Vegetarian vs Non Vegetarian People

Kill them not. Let them live.

"We do not have the right to take away that which we cannot give back." - Dada JP Vaswani

We live in an age when eating non-vegetarian food is considered to be the ultimate gastronomic delight; many misguided youngsters think that red meat, fish and chicken are trendy, exotic and energising. “How can we live without meat?” is the cry heard from many youngsters, even those born into vegetarian families.

One life manifests itself in all creation: it sleeps in the stone, it dreams in the plants, it stirs in animals and it wakes in man. These stages also serve to indicate that animals are capable of feeling pain and suffering, while plants are not.

There are many people who object loudly: “How do you know that plants do not feel pain and do not suffer when you pluck their fruits for food?”

We do not have the right to take away that which we cannot give back. I can take away the life of animal: but I cannot give it back to the animal I have killed. The life of that animal is as precious, as dear to the creature as my life is to me.

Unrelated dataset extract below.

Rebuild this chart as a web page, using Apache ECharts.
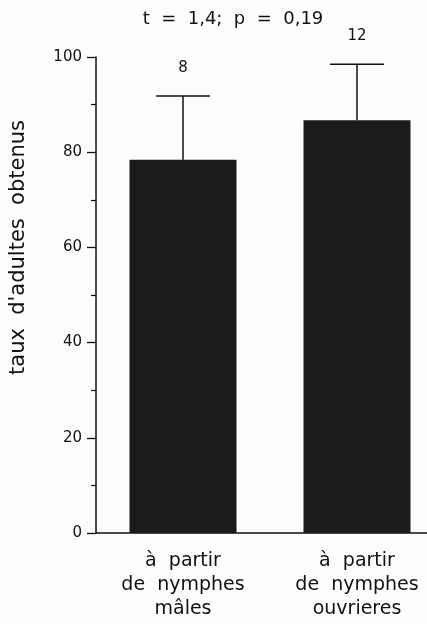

If this question is raised out of genuine concern for plant life, I welcome this concern heartily. But their interest is only to justify killing animals for food, on the ground that a vegetarian diet too destroys plant life, and therefore cannot be moral or ethical alternative to flesh food. Therefore, they conclude, what difference does it make whether we eat animals or plants? We have got to eat in order to live; we might as well eat plants and/or animals.

Plants do not have a central nervous system as animals do; there is no observable ‘behaviour’ that suggests to us that they suffer; their evolutionary status is such that they are stationary, and cannot move or run, and therefore, incapable of feeling pain. In short, “plants feel pain” is only a specious, devious argument used to discredit vegetarians, and not really an answer to the protests against cruelty to animals.

We do not have the right to take away that which we cannot give back. I can take away the life of animal: but I cannot give it back to the animal I have killed. The life of that animal is as precious, as dear to the creature as my life is to me. Therefore, I have no right to take the life of an animal for any reason—scientific, experimental, appetite or sheer wantonness!